Now that constitutes a pretty black day for footy in Australia.
In addition, here have been some pretty unsavoury characters hanging around the Essendon football club.
Like Shane Charters who supplied the Thymosin beta-4 to Stephen Dank and who was arrested on drug charges in July 2014, (later to be released without charge).
He has previously served a two-year jail term for importing a commercial quantity of pseudo ephedrine. Eight years ago, he was caught and arrested for possession of 100,000 pseudoephedrine tablets.
The Herald Sun revealed that Hird and Charter worked together for 12 months on Hird’s the diet and fitness during the champion’s premiership and Brownlow Medal-winning career.

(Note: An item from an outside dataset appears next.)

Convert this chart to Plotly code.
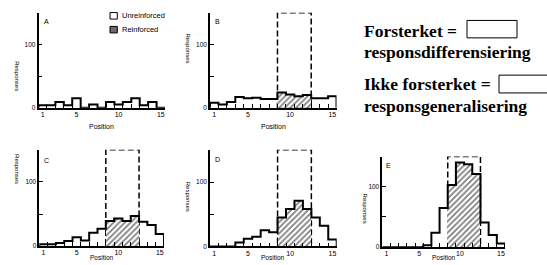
import plotly.graph_objects as go

# ---------------- data ----------------
positions = list(range(1, 16))
resp_A = [4, 4, 9, 4, 15, 0, 5, 0, 9, 5, 9, 15, 4, 9, 0]
resp_B = [8, 5, 9, 17, 15, 16, 14, 14, 24, 21, 18, 20, 15, 15, 18]
resp_C = [3, 3, 5, 8, 14, 9, 21, 27, 39, 43, 39, 47, 38, 33, 19]
resp_D = [0, 0, 0, 6, 12, 15, 25, 22, 45, 58, 71, 58, 45, 32, 11]
resp_E = [0, 0, 0, 0, 0, 3, 24, 65, 103, 140, 137, 121, 41, 20, 6]
reinforced_A = []
reinforced_BCDE = [9, 10, 11, 12]
panel_labels = ["A", "B", "C", "D", "E"]
x_tick_vals = [1, 5, 10, 15]
y_tick_vals = [0, 100]
y_minor_vals = [50, 150]
y_max = 150

panels = [
    ("A", resp_A, reinforced_A),
    ("B", resp_B, reinforced_BCDE),
    ("C", resp_C, reinforced_BCDE),
    ("D", resp_D, reinforced_BCDE),
    ("E", resp_E, reinforced_BCDE),
]

# ---------------- layout geometry (pixels) ----------------
W, H = 547, 265
boxes = {  # left, right, top, bottom
    "A": (38.5, 165, 13, 109),
    "B": (210, 336.5, 13, 109),
    "C": (39.3, 164, 151.5, 249),
    "D": (210, 336.7, 151.5, 249.3),
    "E": (382.3, 505, 158.3, 250),
}
pos_title = {"A": (128, 7), "B": (128, 7), "C": (260.5, 6.5), "D": (260.5, 6.5), "E": (260.5, 6.5)}
resp_title = {"A": (17, 77), "B": (188, 49), "C": (17, 171), "D": (188, 199), "E": (365, 211)}
letter_pos = {"A": (46.7, 21.7), "B": (217.7, 22), "C": (46.7, 162), "D": (217.7, 161), "E": (388, 167)}


def px_x(p):
    return p / W


def px_y(p):
    return 1 - p / H


FONT = "Liberation Sans, Arial, sans-serif"
SERIF = "Liberation Serif, Times New Roman, serif"

fig = go.Figure()
shapes = []
annotations = []

for i, (name, vals, reinf) in enumerate(panels, start=1):
    xa = "x" if i == 1 else f"x{i}"
    ya = "y" if i == 1 else f"y{i}"
    left, right, top, bottom = boxes[name]

    # hatched reinforced bars
    if reinf:
        rv = [vals[positions.index(p)] for p in reinf]
        fig.add_trace(go.Bar(
            x=reinf, y=rv, width=1, xaxis=xa, yaxis=ya, showlegend=False,
            marker=dict(color="white", line=dict(width=0),
                        pattern=dict(shape="/", fgcolor="black", bgcolor="white",
                                     size=4, solidity=0.45)),
            hoverinfo="skip",
        ))

    # histogram step outline built from the data
    sx = [positions[0] - 0.5, positions[0] - 0.5]
    sy = [0, vals[0]]
    for p, v in zip(positions[1:], vals[1:]):
        sx.append(p - 0.5)
        sy.append(v)
    sx.append(positions[-1] + 0.5)
    sy.append(0)
    fig.add_trace(go.Scatter(
        x=sx, y=sy, mode="lines", line=dict(color="black", width=2, shape="hv"),
        xaxis=xa, yaxis=ya, showlegend=False, hoverinfo="skip",
    ))

    # dashed reinforced region
    if reinf:
        shapes.append(dict(
            type="rect", xref=xa, yref=ya, x0=min(reinf) - 0.5, x1=max(reinf) + 0.5,
            y0=0, y1=y_max, line=dict(color="black", width=1.5, dash="6px,3px"),
            layer="below",
        ))

    xkey = "xaxis" if i == 1 else f"xaxis{i}"
    ykey = "yaxis" if i == 1 else f"yaxis{i}"
    fig.layout[xkey] = dict(
        domain=[px_x(left), px_x(right)], anchor=ya, range=[0.5, 15.5],
        showline=True, linecolor="black", linewidth=1.5, showgrid=False, zeroline=False,
        tickmode="array", tickvals=x_tick_vals, ticks="", ticklabelstandoff=-1,
        tickfont=dict(family=FONT, size=7, color="black"),
        minor=dict(tickmode="array", tickvals=[p + 0.5 for p in positions[:-1]],
                   ticks="inside", ticklen=4, tickwidth=1, tickcolor="black", showgrid=False),
        fixedrange=True,
    )
    fig.layout[ykey] = dict(
        domain=[px_y(bottom), px_y(top)], anchor=xa, range=[0, y_max],
        showline=True, linecolor="black", linewidth=1.5, showgrid=False, zeroline=False,
        tickmode="array", tickvals=y_tick_vals, ticks="inside", ticklen=4, tickwidth=1,
        tickcolor="black", tickfont=dict(family=FONT, size=6.5, color="black"),
        minor=dict(tickmode="array", tickvals=y_minor_vals, ticks="inside", ticklen=4,
                   tickwidth=1, tickcolor="black", showgrid=False),
        fixedrange=True,
    )

    ty, tsize = pos_title[name]
    annotations.append(dict(
        text="Position", xref="paper", yref="paper",
        x=px_x((left + right) / 2), y=px_y(ty), borderpad=0,
        showarrow=False, font=dict(family=FONT, size=tsize, color="black"),
        xanchor="center", yanchor="middle",
    ))
    rx, ry = resp_title[name]
    annotations.append(dict(
        text="Responses", xref="paper", yref="paper", x=px_x(rx), y=px_y(ry),
        showarrow=False, textangle=90, font=dict(family=FONT, size=6, color="black"),
        xanchor="center", yanchor="middle",
    ))
    lx, ly = letter_pos[name]
    annotations.append(dict(
        text=name, xref="paper", yref="paper", x=px_x(lx), y=px_y(ly),
        showarrow=False, font=dict(family=FONT, size=7, color="black"),
        xanchor="center", yanchor="middle",
    ))

# ---------------- legend in panel A (manual) ----------------
shapes.append(dict(type="rect", xref="paper", yref="paper",
                   x0=px_x(110), x1=px_x(117.3), y0=px_y(19.3), y1=px_y(12.7),
                   line=dict(color="black", width=1), fillcolor="white"))
shapes.append(dict(type="rect", xref="paper", yref="paper",
                   x0=px_x(110), x1=px_x(117.3), y0=px_y(33.3), y1=px_y(26.7),
                   line=dict(color="black", width=1), fillcolor="#6a6a6a"))
annotations.append(dict(text="Unreinforced", xref="paper", yref="paper",
                        x=px_x(120), y=px_y(16), xanchor="left", yanchor="middle",
                        showarrow=False, font=dict(family=FONT, size=7.5, color="black")))
annotations.append(dict(text="Reinforced", xref="paper", yref="paper",
                        x=px_x(120), y=px_y(30), xanchor="left", yanchor="middle",
                        showarrow=False, font=dict(family=FONT, size=7.5, color="black")))

# ---------------- right-hand explanatory text ----------------
right_text = [
    ("<b>Forsterket =</b>", 31),
    ("<b>responsdifferensiering</b>", 53),
    ("<b>Ikke forsterket =</b>", 85),
    ("<b>responsgeneralisering</b>", 107),
]
for t, yc in right_text:
    annotations.append(dict(text=t, xref="paper", yref="paper", x=px_x(362), y=px_y(yc),
                            xanchor="left", yanchor="middle", showarrow=False,
                            font=dict(family=SERIF, size=17.5, color="black")))
shapes.append(dict(type="rect", xref="paper", yref="paper",
                   x0=px_x(467), x1=px_x(517), y0=px_y(38.3), y1=px_y(20.7),
                   line=dict(color="black", width=1), fillcolor="white"))
shapes.append(dict(type="rect", xref="paper", yref="paper",
                   x0=px_x(499), x1=px_x(549), y0=px_y(94), y1=px_y(76),
                   line=dict(color="black", width=1), fillcolor="white"))

fig.update_layout(
    width=W, height=H, margin=dict(l=0, r=0, t=0, b=0),
    paper_bgcolor="white", plot_bgcolor="white", showlegend=False,
    shapes=shapes, annotations=annotations, bargap=0,
)

fig.write_html(
    "out.html",
    config={"displayModeBar": False},
    post_script="document.body.style.margin='0';document.body.style.overflow='hidden';",
)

Charters has also been linked to alleged gangland money lender Tom Karas who was allegedly passing money to drug kingpin Tony Mokbel.
Let’s be quite clear about this. The senior staff of the Essendon football club appear to have been working closely with a convicted drug dealer and people with known links to one of the most notorious drug barons in Australian crime history.
What can possibly be said in defence of this?
And on top of all of this, the reason that the 34 players were not found guilty of taking a banned substance is that the records appear to have either been destroyed or have vanished.
The players should not have been found “not guilty”, the finding should have been “unproven because of insufficient evidence”.
There is now a subtle campaign in the media to paint the players as innocent victims.
They were not.
They willingly, unwittingly and without asking any questions, took part in the doping programme that was designed to enhance their performance on the field. They were cheating.
The problem is that neither ASADA nor the AFL’s tribunal have been able to find the evidence to prove their guilt.
This makes a pretty black day in Australian sport even blacker.